Well, I think what happened is that the governor announced it and left it up to the HR folks to figure out how to implement it.
The latest I've heard is that they are going to "spread out" the reduction in pay (due to furlough days) over the entire year, well actually, 2 years regardless of when they are taken. So basically, its a salary decrease in exchange for more vacation days, which it will be mandatory to take.
I suppose it could be worse. There are a lot of people who don't have jobs at all. :-(
My understanding of an exempt job though, is that you are paid to get the job done, not for hours worked. So if you need to work more hours on the days you are there "in order to get the job done" then that is what you have to do, because that is pretty much the definition of what it means to be an "exempt" employee.
The non-exempt employees, of course, won't work any extra hours to make up for lost time. But the way I see it, that means that those of us who are "exempt" will not only need to work extra to get our own jobs done, but will also need to put in any extra time necessary to get their jobs done too.

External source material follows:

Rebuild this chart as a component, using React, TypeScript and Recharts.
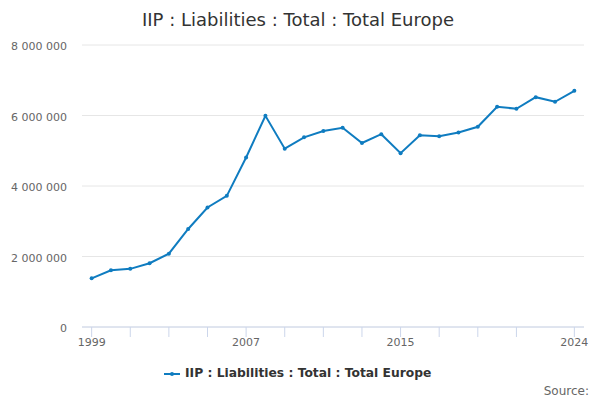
import { LineChart, Line, XAxis, YAxis, CartesianGrid } from 'recharts';

const years = [
  1999, 2000, 2001, 2002, 2003, 2004, 2005, 2006, 2007, 2008, 2009, 2010, 2011,
  2012, 2013, 2014, 2015, 2016, 2017, 2018, 2019, 2020, 2021, 2022, 2023, 2024,
];
const liabilities = [
  1380000, 1610000, 1650000, 1810000, 2080000, 2780000, 3390000, 3720000, 4810000,
  5990000, 5060000, 5380000, 5560000, 5650000, 5220000, 5470000, 4930000, 5440000,
  5410000, 5520000, 5680000, 6250000, 6190000, 6520000, 6390000, 6700000,
];
const xTicks = [1999, 2001, 2003, 2005, 2007, 2009, 2011, 2013, 2015, 2017, 2019, 2021, 2024];
const xLabels = [1999, 2007, 2015, 2024];
const yTicks = [0, 2000000, 4000000, 6000000, 8000000];

const title = 'IIP : Liabilities : Total : Total Europe';
const seriesName = 'IIP : Liabilities : Total : Total Europe';

const data = years.map((year, i) => ({ year, value: liabilities[i] }));

const blue = '#0f7cc0';
const axisColor = '#ccd6eb';

// 8000000 -> "8 000 000"
const spaced = (n: number) => String(n).replace(/\B(?=(\d{3})+(?!\d))/g, ' ');

// plain <text> so the spaced numbers don't get wrapped
function YTick(props: any) {
  const { x, y, payload } = props;
  return (
    <text x={x} y={y} dy={5} textAnchor="end" fontSize={11} fill="#666">
      {spaced(Number(payload.value))}
    </text>
  );
}

export default function App() {
  return (
    <div
      style={{
        position: 'absolute',
        left: 0,
        top: 0,
        width: 600,
        height: 400,
        fontFamily: '"DejaVu Sans", sans-serif',
        background: '#fff',
      }}
    >
      <div
        style={{
          position: 'absolute',
          left: 0,
          top: 9,
          width: 596,
          textAlign: 'center',
          fontSize: 18,
          lineHeight: '21px',
          color: '#333',
        }}
      >
        {title}
      </div>

      <LineChart width={600} height={400} data={data} margin={{ top: 45, right: 16, bottom: 43, left: 22 }}>
        <CartesianGrid vertical={false} stroke="#e6e6e6" />
        <XAxis
          dataKey="year"
          type="number"
          domain={[1998.5, 2024.5]}
          ticks={xTicks}
          interval={0}
          height={30}
          tickFormatter={(v) => (xLabels.includes(Number(v)) ? String(v) : '')}
          tick={{ fontSize: 11, fill: '#666' }}
          tickSize={10}
          tickMargin={1}
          tickLine={{ stroke: axisColor }}
          axisLine={{ stroke: axisColor }}
        />
        <YAxis
          domain={[0, 8000000]}
          ticks={yTicks}
          width={60}
          tickLine={false}
          axisLine={false}
          tickMargin={9}
          tick={<YTick />}
        />
        <Line
          type="linear"
          dataKey="value"
          stroke={blue}
          strokeWidth={2}
          dot={{ r: 2, fill: blue, stroke: blue, strokeWidth: 0 }}
          isAnimationActive={false}
        />
      </LineChart>

      <div
        style={{
          position: 'absolute',
          left: 164,
          top: 366,
          display: 'flex',
          alignItems: 'center',
          fontSize: 12.3,
          fontWeight: 'bold',
          lineHeight: '15px',
          color: '#333',
        }}
      >
        <svg width={21} height={15}>
          <line x1={0} y1={8} x2={16} y2={8} stroke={blue} strokeWidth={2} />
          <circle cx={8} cy={8} r={2} fill={blue} />
        </svg>
        <span>{seriesName}</span>
      </div>

      <div
        style={{
          position: 'absolute',
          right: 11,
          top: 384,
          fontSize: 12,
          lineHeight: '14px',
          color: '#666',
        }}
      >
        Source:
      </div>
    </div>
  );
}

I love my job, and am not going to leave the public sector. But my understanding is that the next couple of years are going to be more work for less pay, and that's just the way it is. Next time people start bashing public employees wholesale ("lazy and overpaid" is what they say about us in my state), I hope they realize that public employees make sacrifices too in these tough economic times; we aren't just laying around eating bon bons and collecting cushy paychecks for doing "no" work.